Red Hat, CentOS, Oracle Linux, and EulerOS

This section uses CentOS 6.8 (x86_64) as an example to describe how to configure a user-defined VLAN for BMSs.

NOTE:

The configuration methods of Red Hat, Oracle Linux, EulerOS, and CentOS are similar.

  1. Use a key or password to log in to the BMS as user root.
  2. On the BMS CLI, run the following command to check the NIC information:

    ip link

    Information similar to the following is displayed.

    NOTE:

    Among the devices, eth0 and eth1 bear the VPC, and eth3 and eth5 bear the user-defined VLAN.

  3. Run the following command to check whether the /etc/udev/rules.d/ directory contains the 80-persistent-net.rules file:

    ll /etc/udev/rules.d/ | grep 80-persistent-net.rules

    • If yes, and the file contains all NICs except bond0 and lo obtained in step 2 and their MAC addresses, go to step 6.
    • If no, go to step 4.

  4. Run the following command to copy the /etc/udev/rules.d/70-persistent-net.rules file and name the copy as /etc/udev/rules.d/80-persistent-net.rules.

    cp -p /etc/udev/rules.d/70-persistent-net.rules /etc/udev/rules.d/80-persistent-net.rules

  5. Configure the udev rules:

    Write the MAC addresses and names of NICs except eth0 and eth1 obtained in step 2 (those not contained in the /etc/udev/rules.d/70-persistent-net.rules file) to the /etc/udev/rules.d/80-persistent-net.rules file so that the names and sequence of NICs do not change after the BMS is restarted.

    NOTE:

    Ensure that NIC MAC addresses and names are lowercase letters.

    vim /etc/udev/rules.d/80-persistent-net.rules

    The modification result is as follows:

    After the modification, press Esc, enter :wq, save the configuration, and exit.

  6. Run the following commands to copy the network configuration file /etc/sysconfig/network-scripts/ifcfg-bond0 to generate the /etc/sysconfig/network-scripts/ifcfg-bond1 file, and copy the /etc/sysconfig/network-scripts/ifcfg-eth0 file to generate the /etc/sysconfig/network-scripts/ifcfg-eth3 and /etc/sysconfig/network/ ifcfg-eth5 files:

    cp -p /etc/sysconfig/network-scripts/ifcfg-bond0 /etc/sysconfig/network-scripts/ifcfg-bond1

    cp -p /etc/sysconfig/network-scripts/ifcfg-eth0 /etc/sysconfig/network-scripts/ifcfg-eth3

    cp -p /etc/sysconfig/network-scripts/ifcfg-eth0 /etc/sysconfig/network-scripts/ifcfg-eth5

  7. Run the following commands to edit the /etc/sysconfig/network-scripts/ifcfg-eth3 and /etc/sysconfig/network-scripts/ifcfg-eth5 files:

    • vim /etc/sysconfig/network-scripts/ifcfg-eth3

      Edit the eth3 network configuration file as follows:

      USERCTL=no
      MTU=8888
      NM_CONTROLLED=no
      BOOTPROTO=static
      DEVICE=eth3
      TYPE=Ethernet
      ONBOOT=yes
      MASTER=bond1
      SLAVE=yes

      Change the value of BOOTPROTO to static, that of DEVICE to the network device name eth3, and that of MASTER to the port name of the user-defined VLAN (bond1). Retain values of other parameters.

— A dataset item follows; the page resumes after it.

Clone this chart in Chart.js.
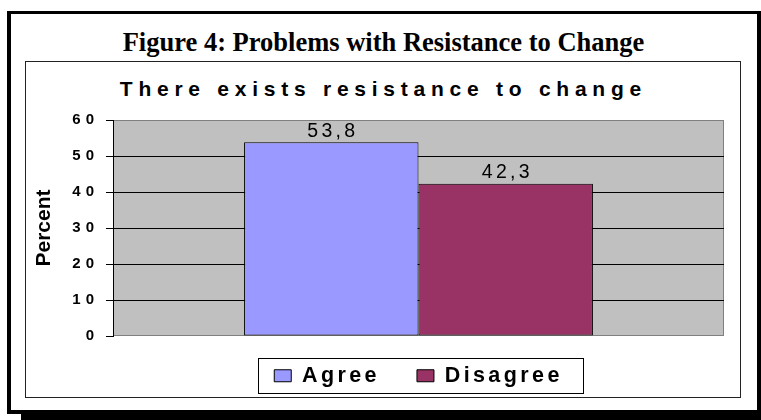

    • vim /etc/sysconfig/network-scripts/ifcfg-eth5

      Edit the eth5 network configuration file as follows (similar to eth3):

      USERCTL=no
      MTU=8888
      NM_CONTROLLED=no
      BOOTPROTO=static
      DEVICE=eth5
      TYPE=Ethernet
      ONBOOT=yes
      MASTER=bond1
      SLAVE=yes

  8. Run the following command to edit the /etc/sysconfig/network-scripts/ifcfg-bond1 file:

    vim /etc/sysconfig/network-scripts/ifcfg-bond1

    Edit the file as follows:

    MACADDR=f4:4c:7f:3f:da:07
    BONDING_MASTER=yes
    USERCTL=no
    ONBOOT=yes
    NM_CONTROLLED=no
    BOOTPROTO=static
    BONDING_OPTS="mode=1 miimon=100"
    DEVICE=bond1
    TYPE=Bond
    IPADDR=10.10.10.3
    NETMASK=255.255.255.0
    MTU=8888

    Where,

    • Change the value of MACADDR to the MAC address of eth3 or eth5.
    • Change the value of BOOTPROTO to static.
    • Change the value of DEVICE to bond1.
    • Change the value of IPADDR to the IP address to be allocated to bond1. If the IP address planned for the user-defined VLAN does not conflict with the VPC network segment, you can plan the IP address as needed, only to ensure that BMSs communicating through the user-defined VLAN are in the same network segment as the user-defined VLAN. An example value is 10.10.10.3.
    • Set the value of NETMASK to the subnet mask of the IP address configured for bond1.

    Retain values of other parameters.

    After the modification, press Esc, enter :wq, save the configuration, and exit.

  9. Run the following command to enable port group bond1 of the user-defined VLAN:

    ifup bond1

  10. Perform the preceding operations to configure other BMSs.
  11. After all BMSs are configured, ping the IP addresses of other BMSs from each BMS.